Streamlining your creative chores
The practical application of these agents varies depending on what canvas you are working on. If you are editing video in Premiere, the assistant can instantly group footage assets into bins, rename massive batches of clips based on visual action, and scan audio tracks for specific keywords to place markers on your timeline.
Over in Photoshop, you can use conversational commands to shuffle backgrounds, change canvas dimensions for specific social platforms, and clean up messy project layers. Meanwhile, the Illustrator assistant checks for missing fonts, flags color profile errors, and automates repetitive layout shifts. Adobe’s creativity head, David Wadhwani, explained that the goal is to give every creator an assistant capable of taking over the grunt work so professionals can focus entirely on vision and artistic taste.
Smart memory and cohesive project management
Alongside the core application updates, Adobe dropped a preview of its updated Firefly creative studio. This tool focuses heavily on tracking contextual information across long-term projects. A clever new function called Elements allows creators to save specific AI-generated characters, settings, or props. It allows you to reuse them in future prompt iterations without losing visual consistency across a campaign or storyboard.

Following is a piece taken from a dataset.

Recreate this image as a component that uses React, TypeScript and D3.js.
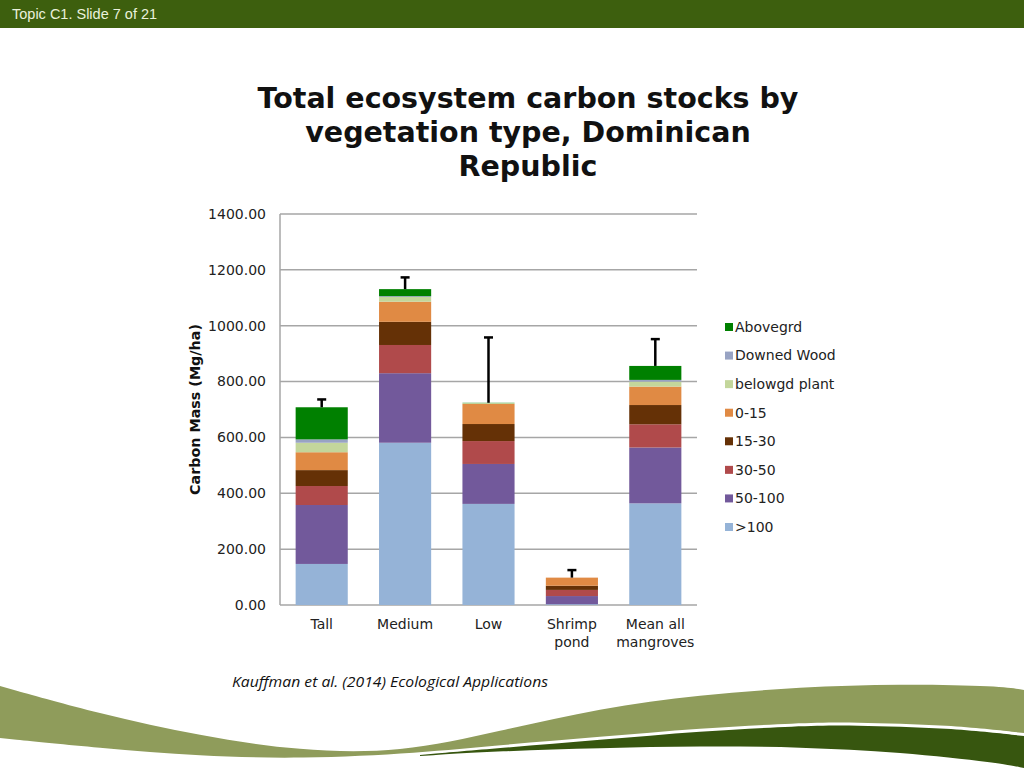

Furthermore, a new Projects environment lets groups cluster all related assets into a single dashboard to maintain shared context. The system can even generate full brand kits, logos, and color schemes based on a basic style description.
Lastly, Adobe clarifies that the software won’t hijack your actual mouse cursor or teach you how to use the software step-by-step. Instead, it acts as an intelligent digital assistant waiting in the wings.